Transcribed & marked up by Einde O’ Callaghan for the Encyclopaedia of Trotskyism On-Line (ETOL).
President Roosevelt’s latest order to the National War Labor Board is a culminating point in the Administration-big business coalition against American labor. It calls for “sanctions” against unions and workers who refuse to accept rulings of the WLB or who strike as a last resort to obtain their just grievances and demands.
The yellow capitalist press fully understood the true significance of the President’s executive order when it heralded his letter to Chairman Davis of the WLB as “sanctions fixed against strikers.” This is interesting, because the letter presumably ordered “action” too against companies which refused to carry out any decision by the same board.
But the New York Times remarked aptly enough that “less drastic sanctions” were authorized in respect to business. The order authorized “control of war contracts, of essential materials and of transportation and fuel,” whatever that may mean, provided it did not impede the war effort.
That is the whole point! Up to now big business gets away with almost anything and everything, because action against big business “might impede the war effort.”
Not so with labor. Against the workers, anything goes.
The President has given the board power to withhold in escrow union dues collected under union agreements where plants have been seized by the government because of a strike.
But the most drastic and dangerous aspect of the President’s order is the authorization given to the Selective Service System to cancel draft deferments of “recalcitrant” workers, i.e., militant workers, who strike in an effort to win their demands from a rapacious, profit-mad boss class.

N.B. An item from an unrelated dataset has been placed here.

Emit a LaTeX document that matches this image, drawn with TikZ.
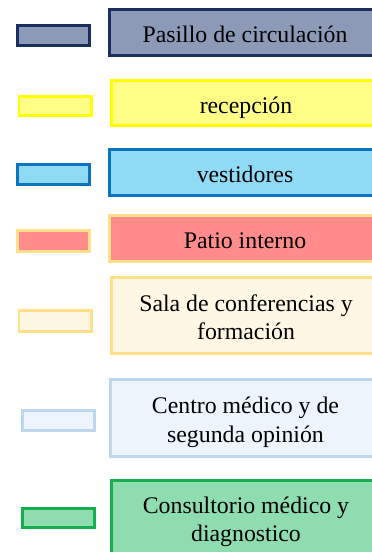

One WLB official described the order as giving his agency “a lower set of teeth.”
These “sanctions” ordered by the President are in line with the anti-labor provisions of the Smith-Connally Bill, which has now become law. They only add to the penalties against labor provided for in that infamous act.
Thus Roosevelt has put his fine touch to a series of anti-labor actions emanation from Congress and his Administration. These are all in line with wage freezing, job freezing, anti-strike legislation, absence of price control and the unbridled run-away cost of living.
It is in line, too, with the enormous growth in profits of American industry, with the sky-high salaries of the big business men, with the rights which the bosses have to enrich themselves out of the War effort at the expense of the millions of workers in this country.
The first reaction of the labor officials have been in keeping with their craven attitude on labor problems. Some of the labor press, seeking to minimize the effect of Roosevelt’s order, sought to emphasize the fact that it is directed at the bosses, too. But they overlook the fact that the bosses do not have to struggle against the high cost of living, for better wages, for shorter hours, or for better working conditions. That is the lot of the workers.
There is an important political lesson to be gained from the recent Roosevelt action: Labor can have no trust in the parties of big business, no matter who their standard-bearers are!
The WLB has become the graveyard of labor demands. Labor must quit this board.